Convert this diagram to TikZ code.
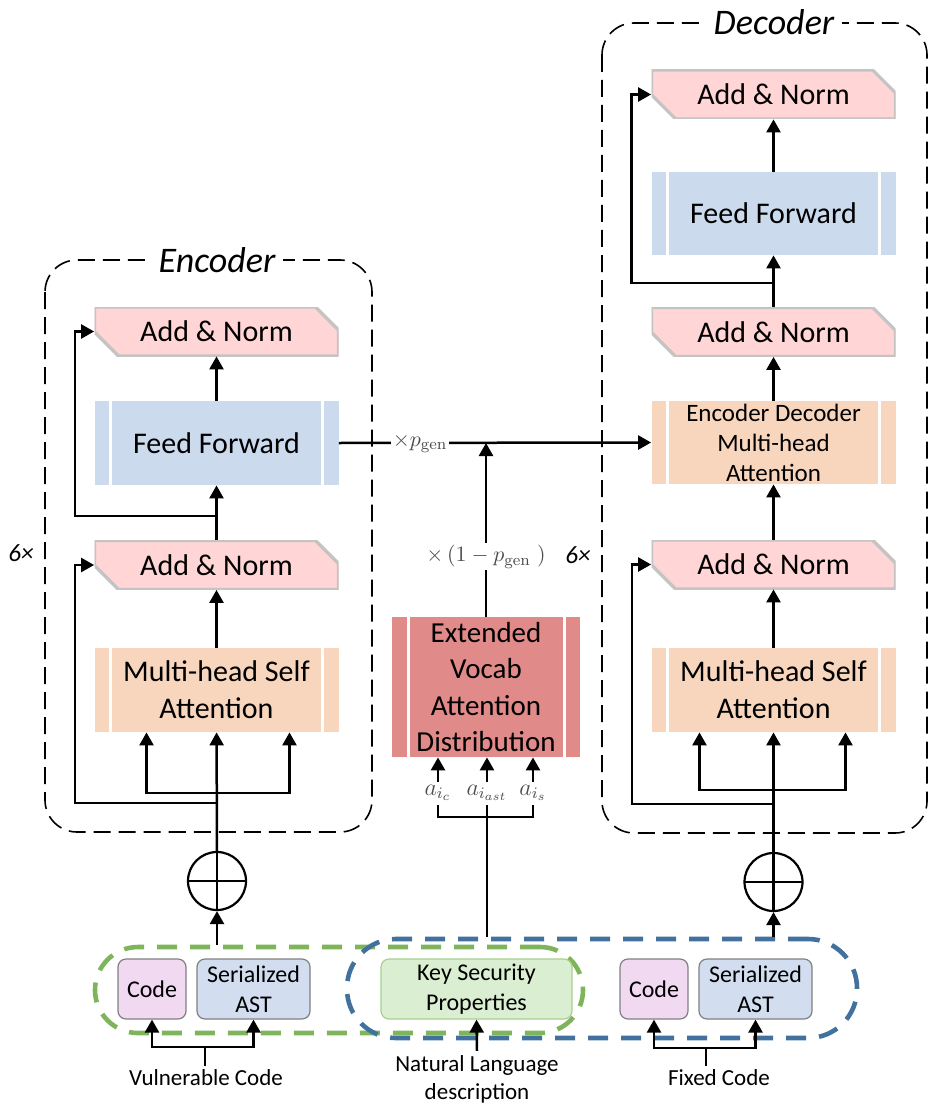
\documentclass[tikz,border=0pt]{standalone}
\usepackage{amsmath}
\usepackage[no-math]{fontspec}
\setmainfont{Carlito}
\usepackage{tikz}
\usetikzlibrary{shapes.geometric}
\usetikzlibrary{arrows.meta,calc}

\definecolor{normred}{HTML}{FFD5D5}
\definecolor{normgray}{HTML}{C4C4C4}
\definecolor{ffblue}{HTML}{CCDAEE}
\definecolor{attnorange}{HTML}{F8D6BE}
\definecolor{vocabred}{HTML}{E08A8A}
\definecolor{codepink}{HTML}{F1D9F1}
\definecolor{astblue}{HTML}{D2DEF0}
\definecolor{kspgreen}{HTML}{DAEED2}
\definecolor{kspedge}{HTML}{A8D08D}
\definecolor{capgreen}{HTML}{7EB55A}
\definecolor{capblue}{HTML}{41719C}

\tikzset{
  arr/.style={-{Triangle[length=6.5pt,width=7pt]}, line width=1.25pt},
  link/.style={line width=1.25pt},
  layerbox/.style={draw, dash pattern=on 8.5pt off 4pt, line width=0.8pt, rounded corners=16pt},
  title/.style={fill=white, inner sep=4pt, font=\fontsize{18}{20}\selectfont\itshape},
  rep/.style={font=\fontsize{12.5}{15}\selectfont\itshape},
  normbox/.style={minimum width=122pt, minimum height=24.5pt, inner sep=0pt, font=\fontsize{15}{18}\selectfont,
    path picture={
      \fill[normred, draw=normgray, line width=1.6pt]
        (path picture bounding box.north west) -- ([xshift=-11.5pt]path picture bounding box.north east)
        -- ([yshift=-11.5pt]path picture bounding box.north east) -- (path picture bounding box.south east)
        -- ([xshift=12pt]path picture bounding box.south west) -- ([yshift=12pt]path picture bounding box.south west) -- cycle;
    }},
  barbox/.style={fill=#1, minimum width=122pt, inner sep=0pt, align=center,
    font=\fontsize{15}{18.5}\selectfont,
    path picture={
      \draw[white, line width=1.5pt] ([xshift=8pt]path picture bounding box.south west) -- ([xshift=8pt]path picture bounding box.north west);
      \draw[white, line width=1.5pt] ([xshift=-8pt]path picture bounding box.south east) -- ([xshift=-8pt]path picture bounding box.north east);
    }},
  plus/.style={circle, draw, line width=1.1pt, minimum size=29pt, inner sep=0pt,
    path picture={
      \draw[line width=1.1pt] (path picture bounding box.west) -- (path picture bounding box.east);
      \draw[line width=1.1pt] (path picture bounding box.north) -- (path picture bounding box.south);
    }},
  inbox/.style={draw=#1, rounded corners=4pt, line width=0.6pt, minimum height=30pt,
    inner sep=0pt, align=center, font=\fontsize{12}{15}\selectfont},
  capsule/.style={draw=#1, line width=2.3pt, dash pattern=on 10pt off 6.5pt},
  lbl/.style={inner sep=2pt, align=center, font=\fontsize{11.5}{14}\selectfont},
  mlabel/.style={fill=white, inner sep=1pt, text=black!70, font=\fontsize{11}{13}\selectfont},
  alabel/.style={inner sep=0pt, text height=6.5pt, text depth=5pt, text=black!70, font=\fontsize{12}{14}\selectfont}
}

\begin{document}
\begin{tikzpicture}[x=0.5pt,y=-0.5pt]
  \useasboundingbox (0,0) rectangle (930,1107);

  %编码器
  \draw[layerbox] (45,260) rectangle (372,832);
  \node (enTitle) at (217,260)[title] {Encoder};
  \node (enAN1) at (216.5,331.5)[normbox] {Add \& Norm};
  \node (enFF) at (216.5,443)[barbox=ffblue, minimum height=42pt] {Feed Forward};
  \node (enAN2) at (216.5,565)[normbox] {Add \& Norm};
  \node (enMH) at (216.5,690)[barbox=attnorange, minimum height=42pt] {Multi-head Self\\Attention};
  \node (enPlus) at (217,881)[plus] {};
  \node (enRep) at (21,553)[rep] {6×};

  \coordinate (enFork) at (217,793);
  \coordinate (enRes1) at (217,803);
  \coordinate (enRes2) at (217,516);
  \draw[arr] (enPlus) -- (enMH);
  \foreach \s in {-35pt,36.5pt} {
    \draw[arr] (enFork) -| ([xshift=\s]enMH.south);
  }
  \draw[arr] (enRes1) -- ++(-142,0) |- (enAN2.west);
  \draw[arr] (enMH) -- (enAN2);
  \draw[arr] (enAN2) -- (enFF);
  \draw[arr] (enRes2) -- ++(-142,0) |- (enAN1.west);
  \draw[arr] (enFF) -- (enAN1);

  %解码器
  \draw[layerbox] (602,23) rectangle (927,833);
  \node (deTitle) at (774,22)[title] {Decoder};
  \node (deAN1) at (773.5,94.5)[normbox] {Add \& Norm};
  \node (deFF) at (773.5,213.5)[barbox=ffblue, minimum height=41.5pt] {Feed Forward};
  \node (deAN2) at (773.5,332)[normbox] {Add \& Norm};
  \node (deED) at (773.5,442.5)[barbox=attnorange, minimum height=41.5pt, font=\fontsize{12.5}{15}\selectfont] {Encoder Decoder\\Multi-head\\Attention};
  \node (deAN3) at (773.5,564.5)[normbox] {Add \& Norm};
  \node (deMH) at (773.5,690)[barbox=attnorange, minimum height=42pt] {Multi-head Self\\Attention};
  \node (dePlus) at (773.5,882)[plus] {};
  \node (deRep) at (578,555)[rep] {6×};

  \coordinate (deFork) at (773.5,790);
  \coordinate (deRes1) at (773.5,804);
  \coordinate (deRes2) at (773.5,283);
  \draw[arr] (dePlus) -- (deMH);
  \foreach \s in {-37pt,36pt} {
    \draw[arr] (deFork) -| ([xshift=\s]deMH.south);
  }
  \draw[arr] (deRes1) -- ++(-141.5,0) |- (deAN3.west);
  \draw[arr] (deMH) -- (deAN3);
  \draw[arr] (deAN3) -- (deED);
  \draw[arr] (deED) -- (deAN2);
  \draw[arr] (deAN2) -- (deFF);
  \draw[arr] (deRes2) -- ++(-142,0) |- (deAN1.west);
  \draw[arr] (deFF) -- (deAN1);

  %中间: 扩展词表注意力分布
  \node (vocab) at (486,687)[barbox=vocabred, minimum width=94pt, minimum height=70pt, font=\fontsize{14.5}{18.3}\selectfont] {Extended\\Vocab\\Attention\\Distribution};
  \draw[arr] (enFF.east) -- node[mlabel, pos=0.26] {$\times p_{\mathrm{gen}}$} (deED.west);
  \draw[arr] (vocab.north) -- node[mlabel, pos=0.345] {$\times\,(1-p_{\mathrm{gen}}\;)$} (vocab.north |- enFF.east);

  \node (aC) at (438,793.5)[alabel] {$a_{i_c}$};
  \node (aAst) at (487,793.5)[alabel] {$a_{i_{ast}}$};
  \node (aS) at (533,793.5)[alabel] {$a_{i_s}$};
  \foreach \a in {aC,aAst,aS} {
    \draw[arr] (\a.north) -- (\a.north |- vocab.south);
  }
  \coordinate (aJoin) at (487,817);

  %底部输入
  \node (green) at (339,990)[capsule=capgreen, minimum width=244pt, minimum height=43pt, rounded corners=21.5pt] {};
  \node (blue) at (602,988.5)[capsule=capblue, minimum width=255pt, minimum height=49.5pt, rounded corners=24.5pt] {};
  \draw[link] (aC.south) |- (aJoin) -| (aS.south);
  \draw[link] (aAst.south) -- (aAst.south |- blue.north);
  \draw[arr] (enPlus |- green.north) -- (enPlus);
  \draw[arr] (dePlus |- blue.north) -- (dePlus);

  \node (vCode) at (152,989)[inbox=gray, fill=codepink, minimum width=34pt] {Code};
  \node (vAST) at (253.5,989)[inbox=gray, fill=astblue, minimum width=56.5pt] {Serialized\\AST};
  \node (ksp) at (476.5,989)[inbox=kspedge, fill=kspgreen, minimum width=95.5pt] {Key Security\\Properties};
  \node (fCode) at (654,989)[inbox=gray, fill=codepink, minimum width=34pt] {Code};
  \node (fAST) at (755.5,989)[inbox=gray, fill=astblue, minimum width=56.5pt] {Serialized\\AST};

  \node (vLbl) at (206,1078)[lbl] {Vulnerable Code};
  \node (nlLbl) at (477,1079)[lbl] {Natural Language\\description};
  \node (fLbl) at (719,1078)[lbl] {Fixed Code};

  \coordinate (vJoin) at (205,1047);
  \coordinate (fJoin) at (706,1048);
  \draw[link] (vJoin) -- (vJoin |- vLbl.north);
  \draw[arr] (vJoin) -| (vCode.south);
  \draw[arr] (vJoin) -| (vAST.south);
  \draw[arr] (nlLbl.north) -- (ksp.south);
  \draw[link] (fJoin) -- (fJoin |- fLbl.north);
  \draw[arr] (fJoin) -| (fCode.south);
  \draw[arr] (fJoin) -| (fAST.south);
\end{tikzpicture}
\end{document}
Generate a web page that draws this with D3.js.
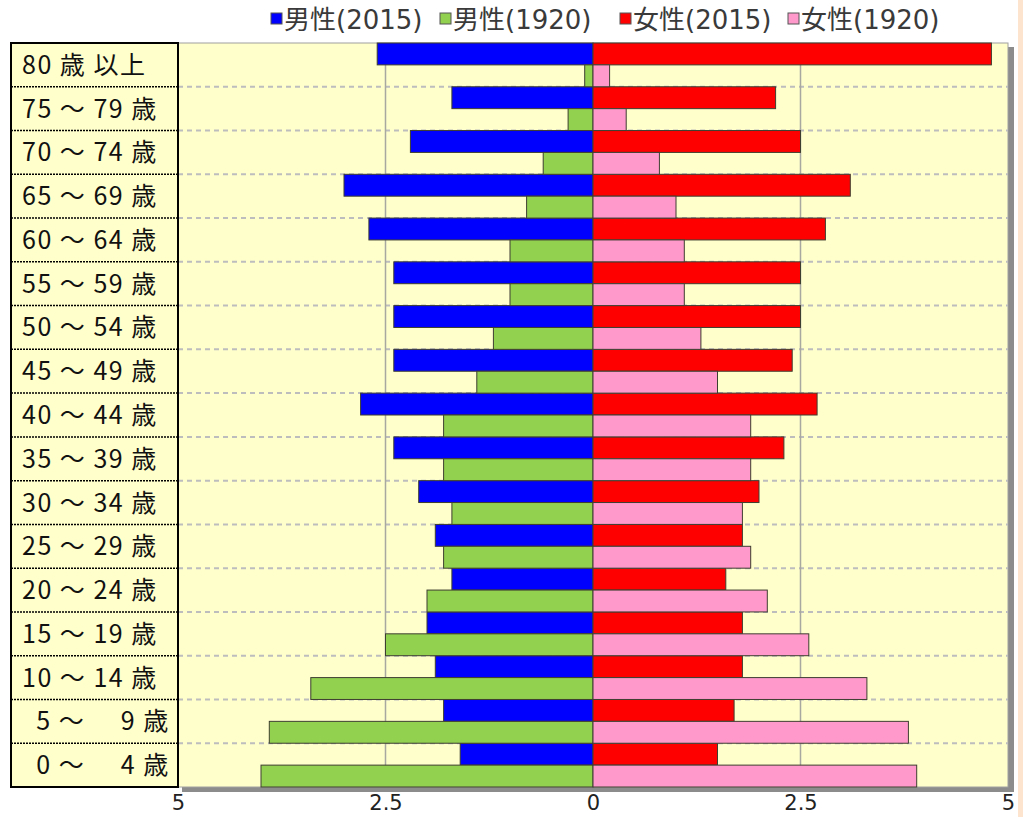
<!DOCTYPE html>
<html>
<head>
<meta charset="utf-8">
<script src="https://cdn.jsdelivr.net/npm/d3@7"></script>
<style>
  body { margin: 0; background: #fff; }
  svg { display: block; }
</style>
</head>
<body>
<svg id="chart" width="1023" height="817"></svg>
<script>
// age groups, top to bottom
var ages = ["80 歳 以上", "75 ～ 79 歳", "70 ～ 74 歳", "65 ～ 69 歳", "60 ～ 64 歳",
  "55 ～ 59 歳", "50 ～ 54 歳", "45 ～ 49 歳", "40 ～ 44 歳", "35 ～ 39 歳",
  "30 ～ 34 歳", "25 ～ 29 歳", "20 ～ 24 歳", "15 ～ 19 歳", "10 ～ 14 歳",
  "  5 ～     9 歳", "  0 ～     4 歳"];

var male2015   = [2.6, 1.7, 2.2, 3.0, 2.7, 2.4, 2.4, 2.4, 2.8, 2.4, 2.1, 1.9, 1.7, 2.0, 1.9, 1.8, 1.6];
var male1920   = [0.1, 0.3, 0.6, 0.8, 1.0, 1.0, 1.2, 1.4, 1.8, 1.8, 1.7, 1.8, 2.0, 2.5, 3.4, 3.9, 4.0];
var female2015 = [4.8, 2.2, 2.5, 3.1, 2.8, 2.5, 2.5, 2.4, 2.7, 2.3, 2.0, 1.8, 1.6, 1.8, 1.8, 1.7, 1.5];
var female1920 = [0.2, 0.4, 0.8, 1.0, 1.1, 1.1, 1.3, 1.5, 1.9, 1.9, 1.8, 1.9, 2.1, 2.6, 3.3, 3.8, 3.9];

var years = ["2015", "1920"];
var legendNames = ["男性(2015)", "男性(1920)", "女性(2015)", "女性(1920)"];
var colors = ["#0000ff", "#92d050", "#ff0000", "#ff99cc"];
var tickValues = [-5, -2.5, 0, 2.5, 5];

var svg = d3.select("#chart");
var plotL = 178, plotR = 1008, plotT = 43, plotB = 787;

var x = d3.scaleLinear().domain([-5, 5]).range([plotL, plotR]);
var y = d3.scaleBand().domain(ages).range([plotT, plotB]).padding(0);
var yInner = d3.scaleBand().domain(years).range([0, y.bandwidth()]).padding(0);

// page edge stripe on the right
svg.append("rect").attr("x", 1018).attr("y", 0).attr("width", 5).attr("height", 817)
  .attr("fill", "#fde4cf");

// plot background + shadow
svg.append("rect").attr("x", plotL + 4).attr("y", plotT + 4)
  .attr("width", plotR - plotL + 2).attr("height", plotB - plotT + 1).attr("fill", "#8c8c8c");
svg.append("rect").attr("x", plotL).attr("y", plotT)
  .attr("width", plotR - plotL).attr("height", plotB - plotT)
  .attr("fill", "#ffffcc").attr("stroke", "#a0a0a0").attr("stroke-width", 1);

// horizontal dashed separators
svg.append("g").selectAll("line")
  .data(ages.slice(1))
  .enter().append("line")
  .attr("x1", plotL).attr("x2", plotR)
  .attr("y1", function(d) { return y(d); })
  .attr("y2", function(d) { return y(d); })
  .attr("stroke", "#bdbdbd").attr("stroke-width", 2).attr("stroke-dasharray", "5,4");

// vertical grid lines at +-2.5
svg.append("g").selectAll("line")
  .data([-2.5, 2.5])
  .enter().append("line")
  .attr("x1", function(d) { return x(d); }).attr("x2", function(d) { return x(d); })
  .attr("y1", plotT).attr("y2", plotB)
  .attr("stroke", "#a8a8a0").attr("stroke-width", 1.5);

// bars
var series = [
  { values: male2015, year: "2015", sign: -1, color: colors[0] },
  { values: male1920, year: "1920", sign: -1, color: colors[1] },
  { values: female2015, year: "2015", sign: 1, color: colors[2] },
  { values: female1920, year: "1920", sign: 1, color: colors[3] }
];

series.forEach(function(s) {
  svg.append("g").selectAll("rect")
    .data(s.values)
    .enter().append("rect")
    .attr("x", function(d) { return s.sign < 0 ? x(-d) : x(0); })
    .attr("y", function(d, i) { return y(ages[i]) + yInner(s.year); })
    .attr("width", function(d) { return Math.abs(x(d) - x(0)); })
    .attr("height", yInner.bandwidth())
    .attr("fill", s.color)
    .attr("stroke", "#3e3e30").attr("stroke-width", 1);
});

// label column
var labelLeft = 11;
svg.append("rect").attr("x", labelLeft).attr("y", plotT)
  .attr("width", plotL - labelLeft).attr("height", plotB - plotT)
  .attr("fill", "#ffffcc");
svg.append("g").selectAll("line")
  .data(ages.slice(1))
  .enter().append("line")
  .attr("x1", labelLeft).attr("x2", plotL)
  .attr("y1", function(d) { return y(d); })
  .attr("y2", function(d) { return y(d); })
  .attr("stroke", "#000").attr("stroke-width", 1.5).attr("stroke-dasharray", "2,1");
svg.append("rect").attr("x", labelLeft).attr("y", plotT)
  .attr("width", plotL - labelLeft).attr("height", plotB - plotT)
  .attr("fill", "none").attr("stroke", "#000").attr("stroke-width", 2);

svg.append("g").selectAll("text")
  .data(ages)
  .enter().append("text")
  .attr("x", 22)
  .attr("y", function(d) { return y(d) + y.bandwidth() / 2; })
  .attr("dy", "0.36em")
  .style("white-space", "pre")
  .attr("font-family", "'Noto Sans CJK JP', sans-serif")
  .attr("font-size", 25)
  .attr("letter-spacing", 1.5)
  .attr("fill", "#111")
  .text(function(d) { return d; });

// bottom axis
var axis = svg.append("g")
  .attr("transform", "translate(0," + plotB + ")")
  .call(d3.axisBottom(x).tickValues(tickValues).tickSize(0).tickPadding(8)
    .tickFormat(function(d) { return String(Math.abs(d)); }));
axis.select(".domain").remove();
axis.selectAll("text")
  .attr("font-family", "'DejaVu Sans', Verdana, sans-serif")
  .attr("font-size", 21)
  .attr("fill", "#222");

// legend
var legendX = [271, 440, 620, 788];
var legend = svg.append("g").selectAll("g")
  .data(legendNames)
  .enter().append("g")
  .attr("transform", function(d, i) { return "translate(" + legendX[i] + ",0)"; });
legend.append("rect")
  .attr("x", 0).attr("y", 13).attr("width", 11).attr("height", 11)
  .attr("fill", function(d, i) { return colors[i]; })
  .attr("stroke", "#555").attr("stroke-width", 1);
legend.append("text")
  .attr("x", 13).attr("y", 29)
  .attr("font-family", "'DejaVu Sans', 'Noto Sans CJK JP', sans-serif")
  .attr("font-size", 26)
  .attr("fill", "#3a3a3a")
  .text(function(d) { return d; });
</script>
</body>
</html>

#### PROBLEM
Lines containing the string "this" should be counted; reply with their number and nothing more.

#### FULL SOLUTION
2